Welcome to chapter 2 of the National Social Norms Center’s informational series on sampling for your social norms campaign!  In this chapter, you’ll learn the skills needed to generate a convenience sample using your survey data within the SPSS data analysis software.  Sometimes due to issues such as time restraints, cost, or complexity, we aren’t able to collect data from every single person in a population. In order to help us gain a deeper understanding, we use samples in surveys to try to develop representative estimates of what is true in a population. In this exercise, Dr. Hembroff will guide us through gathering convenience samples and help us to understand how effective convenience samples of different sizes are at estimating what is true in a given population.

Watch: Comparing Different Types of Samples. Questions? E-mail us at nsnc@msu.edu. (13 minutes)

 

To prepare for this chapter in the series, copy and paste the data table you generated in chapter 1 into a new blank document.  One great feature of SPSS is that it allows you to look at a subset of your entire data file, or draw a sample from it. To explore this feature, we will create a convenience sample of 1,000 individuals from our population of 250,000 and see how well that sample does at estimating what we know is true.

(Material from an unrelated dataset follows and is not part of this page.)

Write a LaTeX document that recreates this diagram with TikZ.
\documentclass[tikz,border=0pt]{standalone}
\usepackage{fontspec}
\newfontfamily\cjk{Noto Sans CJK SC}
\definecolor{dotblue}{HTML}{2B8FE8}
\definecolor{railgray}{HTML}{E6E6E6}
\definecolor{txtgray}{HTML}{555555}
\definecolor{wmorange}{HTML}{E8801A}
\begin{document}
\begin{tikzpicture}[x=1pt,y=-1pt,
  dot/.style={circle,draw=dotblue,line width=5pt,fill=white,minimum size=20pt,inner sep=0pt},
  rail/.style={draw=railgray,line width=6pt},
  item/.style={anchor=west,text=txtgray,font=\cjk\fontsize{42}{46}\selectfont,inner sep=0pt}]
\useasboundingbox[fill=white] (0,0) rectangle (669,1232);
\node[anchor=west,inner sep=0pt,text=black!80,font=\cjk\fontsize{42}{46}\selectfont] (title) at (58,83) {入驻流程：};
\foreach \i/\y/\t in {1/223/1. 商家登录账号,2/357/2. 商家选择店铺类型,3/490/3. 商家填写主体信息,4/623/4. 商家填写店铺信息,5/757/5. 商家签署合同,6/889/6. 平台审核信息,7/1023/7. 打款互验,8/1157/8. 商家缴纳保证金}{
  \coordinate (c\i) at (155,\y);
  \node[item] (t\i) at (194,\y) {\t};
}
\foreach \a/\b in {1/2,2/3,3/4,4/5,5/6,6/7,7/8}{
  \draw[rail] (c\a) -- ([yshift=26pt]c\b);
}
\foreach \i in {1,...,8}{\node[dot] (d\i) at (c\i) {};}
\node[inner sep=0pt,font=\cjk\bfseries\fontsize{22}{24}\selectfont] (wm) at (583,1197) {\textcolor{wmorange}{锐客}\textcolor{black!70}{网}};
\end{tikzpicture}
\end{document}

  • Step 1.1 – Steps to Select your Convenience Sample:
    • Select ‘data’ from the toolbar
    • From the drop-down bar, click ‘select cases’
    • Select ‘Based on time or case range’
    • Select ‘range’ and under ‘first case’ type 1, under ‘last case’ type 1,000.  Then click ‘continue’
    • Select ‘filter out unselected cases’
    • Select ‘ok’

From here, SPSS will show you which cases went unselected by putting a diagonal line through the number representing them.  You now have a sample of 1,000 cases

  • Step 1.2 – Analyzing Your Sample:
    • Select ‘analyze’ from the toolbar
    • From the drop-down menu, click ‘descriptive statistics,’ then ‘frequencies’
    • Make sure you have the same variable from chapter 1 selected, then select ‘ok’

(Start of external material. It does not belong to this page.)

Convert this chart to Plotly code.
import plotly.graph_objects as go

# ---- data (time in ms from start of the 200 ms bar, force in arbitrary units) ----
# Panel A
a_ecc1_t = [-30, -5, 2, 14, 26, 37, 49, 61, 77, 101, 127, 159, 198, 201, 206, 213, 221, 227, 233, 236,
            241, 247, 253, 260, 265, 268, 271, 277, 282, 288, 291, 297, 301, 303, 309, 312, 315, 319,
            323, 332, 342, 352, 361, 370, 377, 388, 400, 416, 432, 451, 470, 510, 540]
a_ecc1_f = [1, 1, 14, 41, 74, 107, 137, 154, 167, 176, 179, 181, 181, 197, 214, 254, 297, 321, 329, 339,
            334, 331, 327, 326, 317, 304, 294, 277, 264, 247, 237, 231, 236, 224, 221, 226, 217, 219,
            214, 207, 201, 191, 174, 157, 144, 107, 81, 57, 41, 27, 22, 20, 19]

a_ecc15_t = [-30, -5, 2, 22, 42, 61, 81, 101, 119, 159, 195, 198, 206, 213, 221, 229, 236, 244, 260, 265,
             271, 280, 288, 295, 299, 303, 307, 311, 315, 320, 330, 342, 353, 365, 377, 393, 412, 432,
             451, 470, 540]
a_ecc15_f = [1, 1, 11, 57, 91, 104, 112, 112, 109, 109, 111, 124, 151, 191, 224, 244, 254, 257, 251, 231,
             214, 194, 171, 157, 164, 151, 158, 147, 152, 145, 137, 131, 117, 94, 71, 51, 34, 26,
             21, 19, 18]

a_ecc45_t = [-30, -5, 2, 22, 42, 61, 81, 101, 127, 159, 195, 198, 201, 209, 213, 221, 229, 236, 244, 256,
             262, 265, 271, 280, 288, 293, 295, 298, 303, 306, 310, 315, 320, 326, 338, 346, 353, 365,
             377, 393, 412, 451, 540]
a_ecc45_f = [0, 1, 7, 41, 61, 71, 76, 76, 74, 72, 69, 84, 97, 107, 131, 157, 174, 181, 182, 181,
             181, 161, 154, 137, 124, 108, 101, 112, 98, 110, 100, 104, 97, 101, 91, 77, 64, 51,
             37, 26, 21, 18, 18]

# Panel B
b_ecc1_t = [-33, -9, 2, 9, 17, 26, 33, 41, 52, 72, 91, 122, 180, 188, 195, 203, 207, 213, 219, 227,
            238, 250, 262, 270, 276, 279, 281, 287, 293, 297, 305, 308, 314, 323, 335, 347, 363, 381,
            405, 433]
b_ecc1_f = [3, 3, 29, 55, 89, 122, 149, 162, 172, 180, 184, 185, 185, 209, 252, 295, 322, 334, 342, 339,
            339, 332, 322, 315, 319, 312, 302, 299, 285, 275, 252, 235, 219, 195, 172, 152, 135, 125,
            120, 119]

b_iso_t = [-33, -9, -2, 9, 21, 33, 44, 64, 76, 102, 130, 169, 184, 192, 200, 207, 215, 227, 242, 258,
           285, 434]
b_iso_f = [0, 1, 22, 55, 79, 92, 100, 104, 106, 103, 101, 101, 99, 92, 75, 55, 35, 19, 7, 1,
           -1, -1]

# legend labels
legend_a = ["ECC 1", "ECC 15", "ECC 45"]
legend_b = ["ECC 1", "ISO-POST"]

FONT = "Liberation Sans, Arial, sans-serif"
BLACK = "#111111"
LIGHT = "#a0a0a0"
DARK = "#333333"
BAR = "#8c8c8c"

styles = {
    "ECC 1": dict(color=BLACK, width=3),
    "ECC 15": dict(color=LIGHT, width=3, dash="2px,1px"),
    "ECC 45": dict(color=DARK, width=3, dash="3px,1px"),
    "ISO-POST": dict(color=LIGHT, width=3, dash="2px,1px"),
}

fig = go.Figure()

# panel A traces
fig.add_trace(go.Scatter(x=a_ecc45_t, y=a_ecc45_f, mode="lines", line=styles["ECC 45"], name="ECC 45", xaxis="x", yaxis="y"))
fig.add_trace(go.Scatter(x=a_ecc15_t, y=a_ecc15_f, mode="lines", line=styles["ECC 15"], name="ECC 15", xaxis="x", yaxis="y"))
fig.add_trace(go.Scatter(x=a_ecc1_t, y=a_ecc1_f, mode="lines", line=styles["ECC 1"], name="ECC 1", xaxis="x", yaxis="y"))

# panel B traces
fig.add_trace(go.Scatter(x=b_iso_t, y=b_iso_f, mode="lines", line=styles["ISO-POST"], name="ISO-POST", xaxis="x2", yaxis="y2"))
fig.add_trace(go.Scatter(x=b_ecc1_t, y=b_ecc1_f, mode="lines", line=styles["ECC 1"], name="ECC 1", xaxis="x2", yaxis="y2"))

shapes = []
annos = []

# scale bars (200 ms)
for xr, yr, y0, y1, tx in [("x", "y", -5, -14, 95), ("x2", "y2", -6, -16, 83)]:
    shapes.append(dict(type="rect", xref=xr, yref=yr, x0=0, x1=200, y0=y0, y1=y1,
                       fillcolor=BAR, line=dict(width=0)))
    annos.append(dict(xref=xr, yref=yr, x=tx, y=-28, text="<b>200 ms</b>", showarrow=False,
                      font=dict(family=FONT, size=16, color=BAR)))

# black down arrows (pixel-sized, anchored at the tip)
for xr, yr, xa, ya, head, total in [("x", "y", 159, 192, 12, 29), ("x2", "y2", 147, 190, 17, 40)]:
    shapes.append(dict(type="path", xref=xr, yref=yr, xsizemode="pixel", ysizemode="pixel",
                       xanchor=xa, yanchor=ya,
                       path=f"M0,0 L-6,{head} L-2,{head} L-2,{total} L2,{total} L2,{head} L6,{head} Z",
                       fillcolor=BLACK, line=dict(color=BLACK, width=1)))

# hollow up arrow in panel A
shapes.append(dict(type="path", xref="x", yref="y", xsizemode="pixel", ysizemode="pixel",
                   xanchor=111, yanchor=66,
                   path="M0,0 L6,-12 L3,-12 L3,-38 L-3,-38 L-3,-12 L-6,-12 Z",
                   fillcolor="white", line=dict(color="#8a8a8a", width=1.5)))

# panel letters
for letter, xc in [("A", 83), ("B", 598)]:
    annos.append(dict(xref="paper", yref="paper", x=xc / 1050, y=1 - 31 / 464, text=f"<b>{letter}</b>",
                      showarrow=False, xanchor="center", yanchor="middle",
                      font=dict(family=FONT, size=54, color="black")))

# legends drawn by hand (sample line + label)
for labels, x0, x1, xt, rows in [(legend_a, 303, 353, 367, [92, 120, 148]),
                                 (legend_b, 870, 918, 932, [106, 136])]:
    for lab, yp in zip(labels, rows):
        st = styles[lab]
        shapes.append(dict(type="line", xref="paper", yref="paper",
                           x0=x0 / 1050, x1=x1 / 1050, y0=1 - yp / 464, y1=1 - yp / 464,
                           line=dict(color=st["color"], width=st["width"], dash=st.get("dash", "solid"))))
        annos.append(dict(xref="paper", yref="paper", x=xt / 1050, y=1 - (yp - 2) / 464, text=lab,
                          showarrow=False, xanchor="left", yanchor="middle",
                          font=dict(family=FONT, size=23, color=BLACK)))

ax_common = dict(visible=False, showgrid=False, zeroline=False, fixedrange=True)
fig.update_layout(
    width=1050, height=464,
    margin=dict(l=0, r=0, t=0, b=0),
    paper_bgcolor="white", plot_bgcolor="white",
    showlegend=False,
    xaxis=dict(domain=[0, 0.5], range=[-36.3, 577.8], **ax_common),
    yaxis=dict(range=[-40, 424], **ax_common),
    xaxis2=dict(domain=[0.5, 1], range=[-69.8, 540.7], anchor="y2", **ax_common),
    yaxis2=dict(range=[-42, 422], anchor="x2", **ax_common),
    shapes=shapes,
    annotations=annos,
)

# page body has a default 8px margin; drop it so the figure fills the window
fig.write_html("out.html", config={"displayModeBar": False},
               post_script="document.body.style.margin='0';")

You should now see a newly generated table in your ‘output’ window.  The results from our convenience sample are quite different from what we know is true of our population.  This convenience sample overestimated the number of respondents who said they never refuse, and overestimated the amount who answered that they refuse one or more times.  We can now say that in this case, a convenience sample of 1,000 was inaccurate and wouldn’t be useful to make claims or to learn something from.

Next, let’s see what happens when we choose a larger convenience sample.

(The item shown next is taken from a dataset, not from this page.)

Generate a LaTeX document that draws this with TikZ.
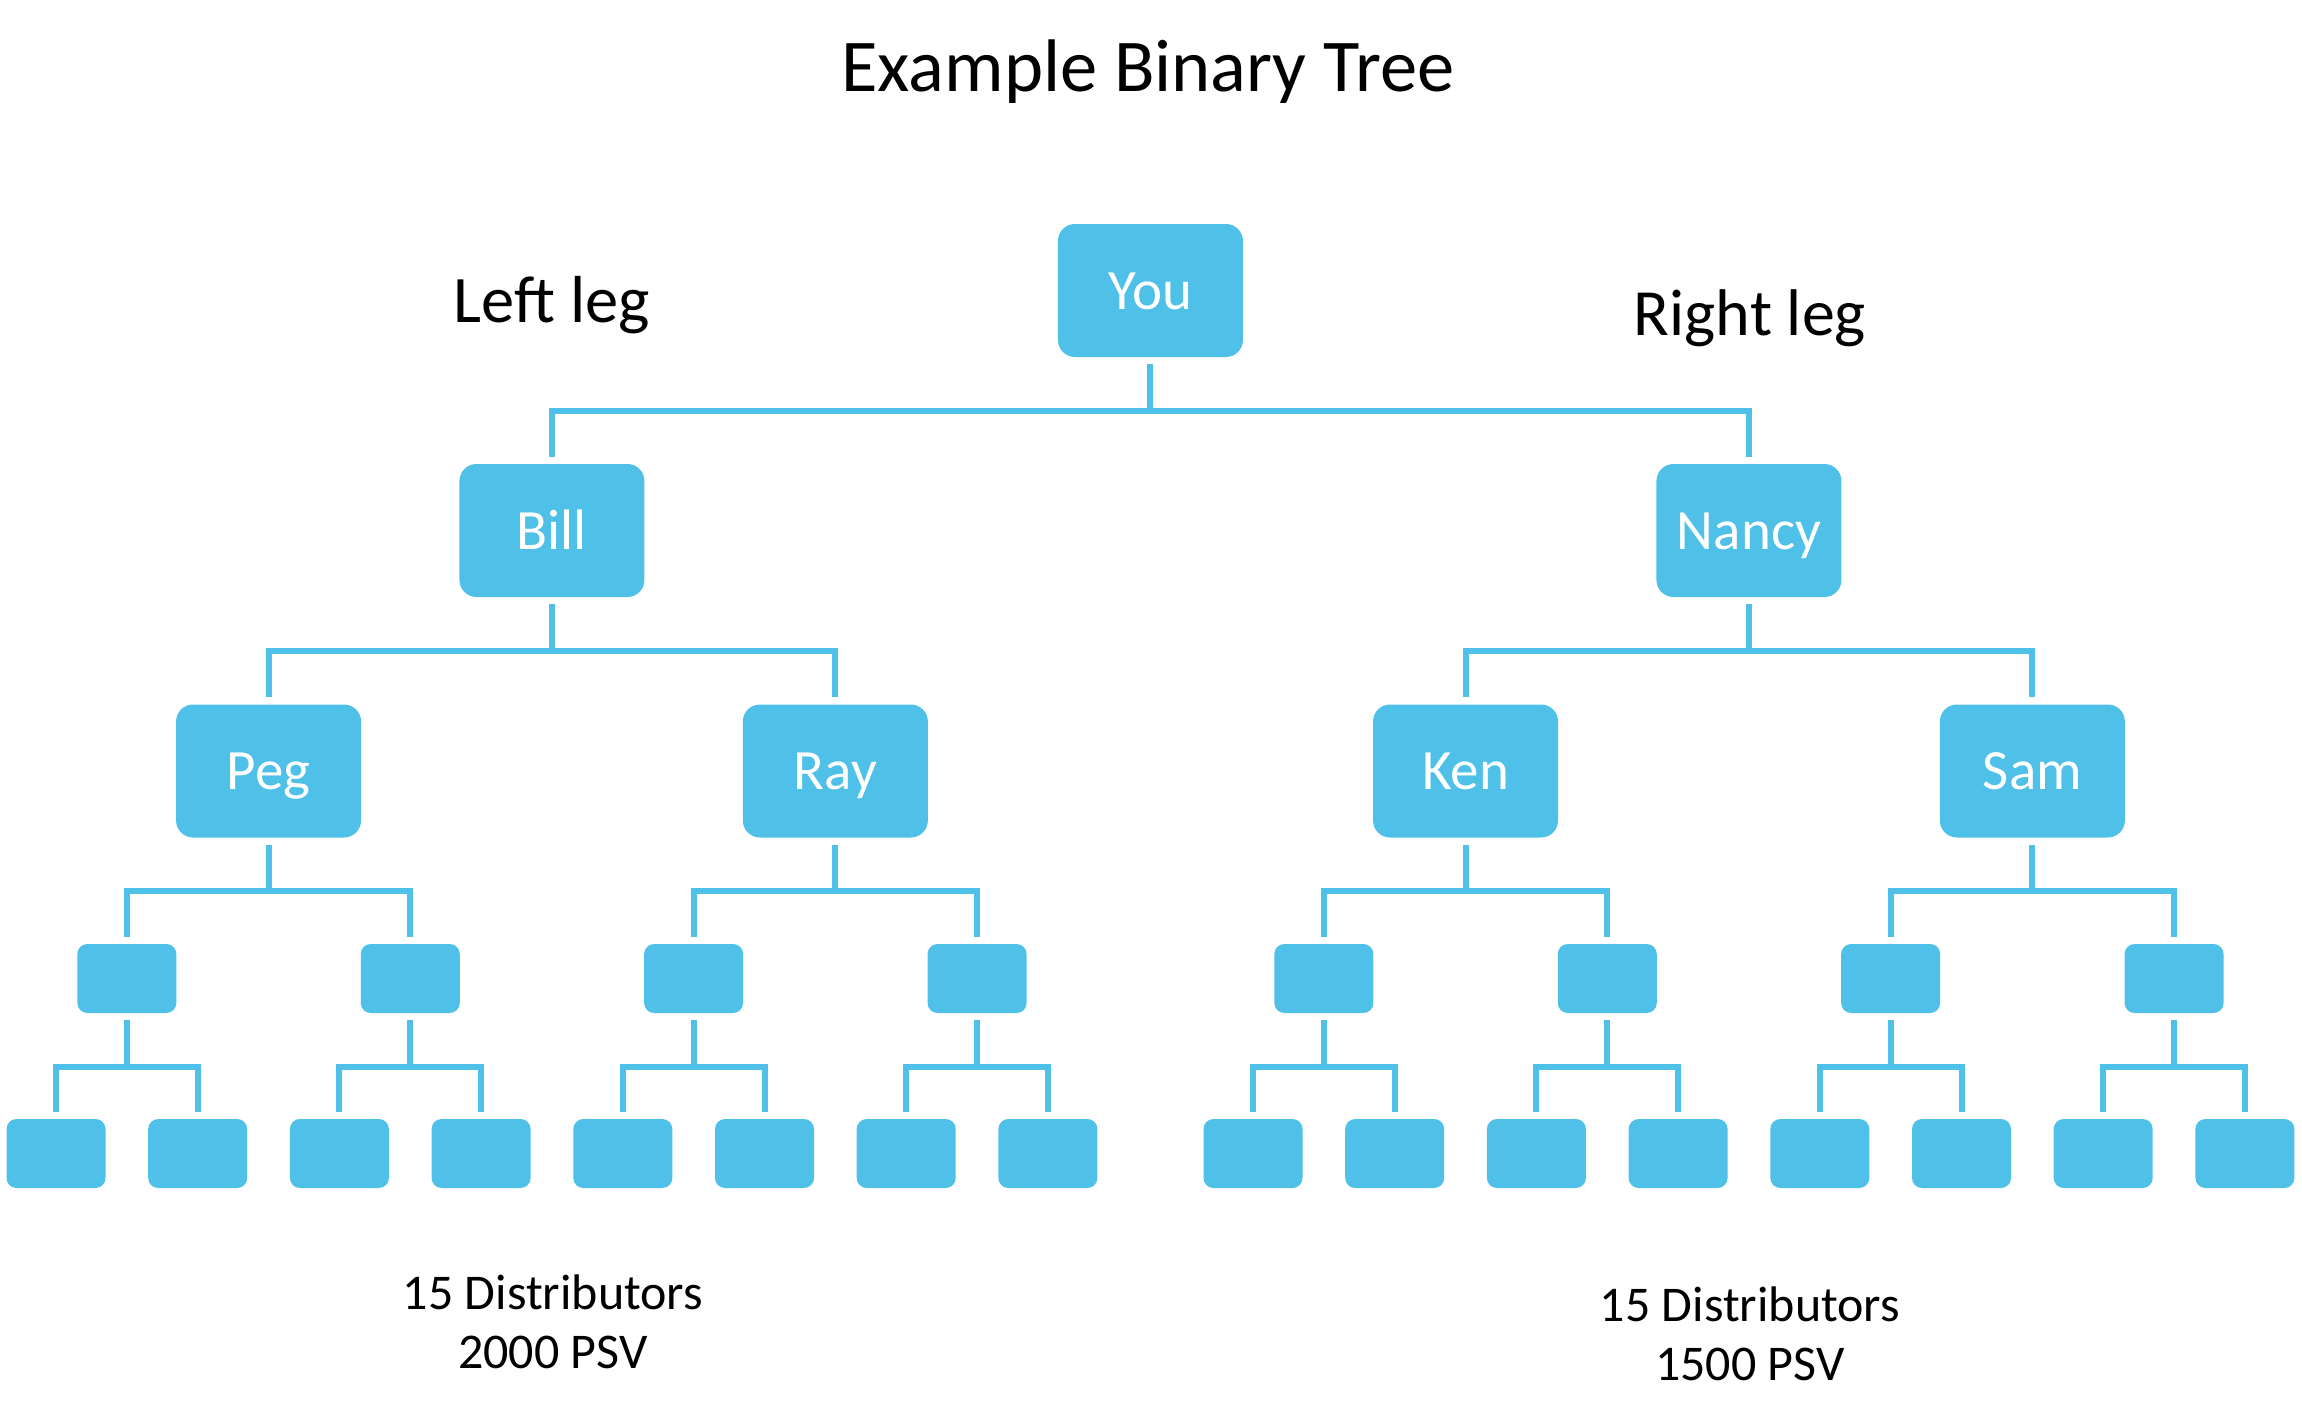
\documentclass[tikz,border=0pt]{standalone}
\usepackage{fontspec}
\setmainfont{Carlito}
\definecolor{boxblue}{RGB}{79,192,232}
\begin{document}
\begin{tikzpicture}[x=1pt,y=-1pt,
  big/.style={fill=boxblue, rounded corners=17pt, minimum width=185pt, minimum height=133pt,
    inner sep=0pt, text=white, font=\fontsize{57}{68}\selectfont, text height=37pt, text depth=0pt},
  small/.style={fill=boxblue, rounded corners=10pt, minimum width=99pt, minimum height=69pt, inner sep=0pt},
  conn/.style={draw=boxblue, line width=6pt, shorten <=7pt, shorten >=7pt},
  label/.style={anchor=base, inner sep=0pt, text=black}]
\useasboundingbox (0,0) rectangle (2302,1426);

% texts
\node[label, font=\fontsize{74.5}{88}\selectfont] (title) at (1148,92) {Example Binary Tree};
\node[label, font=\fontsize{66.5}{78}\selectfont] (leftleg) at (552,322) {Left leg};
\node[label, font=\fontsize{66}{78}\selectfont] (rightleg) at (1750,335) {Right leg};
\node[label, align=center, font=\fontsize{50}{59}\selectfont] (lsum) at (553,1368) {15 Distributors\\2000 PSV};
\node[label, align=center, font=\fontsize{50}{59}\selectfont] (rsum) at (1750,1380) {15 Distributors\\1500 PSV};

% big boxes
\node[big] (you) at (1150.45,290.5) {You};
\node[big] (bill) at (551.95,530.5) {Bill};
\node[big] (nancy) at (1748.95,530.5) {Nancy};
\node[big] (peg) at (268.55,771) {Peg};
\node[big] (ray) at (835.35,771) {Ray};
\node[big] (ken) at (1465.55,771) {Ken};
\node[big] (sam) at (2032.35,771) {Sam};

% level 3
\foreach \i/\x in {1/126.85,2/410.25,3/693.65,4/977.05,5/1323.85,6/1607.25,7/1890.65,8/2174.05}
  \node[small] (t\i) at (\x,978.5) {};
% leaves
\foreach \i/\x in {1/56,2/197.7,3/339.4,4/481.1,5/622.8,6/764.5,7/906.2,8/1047.9,
  9/1253,10/1394.7,11/1536.4,12/1678.1,13/1819.8,14/1961.5,15/2103.2,16/2244.9}
  \node[small] (f\i) at (\x,1153.5) {};

% connectors
\foreach \p/\c in {you/bill,you/nancy,bill/peg,bill/ray,nancy/ken,nancy/sam,
  peg/t1,peg/t2,ray/t3,ray/t4,ken/t5,ken/t6,sam/t7,sam/t8,
  t1/f1,t1/f2,t2/f3,t2/f4,t3/f5,t3/f6,t4/f7,t4/f8,
  t5/f9,t5/f10,t6/f11,t6/f12,t7/f13,t7/f14,t8/f15,t8/f16}
  \draw[conn] (\p.south) -- ++(0,53.5) -| (\c.north);
\end{tikzpicture}
\end{document}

  • Step 2.1 – Next Steps – Making a Bigger Sample:
    • Choose ‘data’ from the toolbar, and click ‘select cases’ from the drop-down menu
    • Make sure ‘Based on time or case range’ is still selected, then click ‘range’
    • Now, you’ll want to change your ‘last case’ to 10,000, rather than 1,000
    • Make sure ‘filter out unselected cases’ is still selected, then hit ‘okay’
  • Step 2.2 – Analyzing your Bigger Sample:
    • Select ‘analyze’ from the toolbar, then under ‘descriptive statistics’ select ‘frequencies’
    • Make sure that the selected variable remains the same as the one you used in all of the previous steps, then select ‘ok’

Once again, we see that the results differ greatly from what we know is true of our population.  So what’s the problem? – Some would say that despite being a sample of 10,000, the results are still expected to be inaccurate due to it being such a small proportion of the total population (250,000) it is intended to represent

Now, let’s try an even larger sample!

  • Step 3.1 – Selecting an even larger sample:
    • Repeat the steps from part 2, except where you indicated 10,000 under ‘last case,’ now write 100,000
  • Step 3.2 – Frequency Distribution on 100,000 Sample:
    • Repeat the analysis steps from part 2

Although these new answers aren’t as drastically different from the population as the last two steps, they still aren’t representative enough of what we know is true.

What happens if we select the same sample size from a different part of the data set?

  • Step 4.1 – Selecting a Same Size Sample from a Different Chunk of the Data Set:
    • Repeat the steps from part 1, except under ‘first case’ select 100,001 and under ‘last case’ select 200,000
  • Step 4.2 – Frequency Distribution:
    • Repeat the analysis steps from the previous step

Although our sample isn’t perfect, we are now beginning to get closer to answers that are representative of the population.  Sometimes we don’t know exactly where in the population to look in order to find a representative sample of people, which is why many prefer to use random samples.  In chapter 3 of this series, you’ll explore using SPSS to generate random samples from your total population.  You’ll also learn how to analyze your results to find out just how representative they are of your population!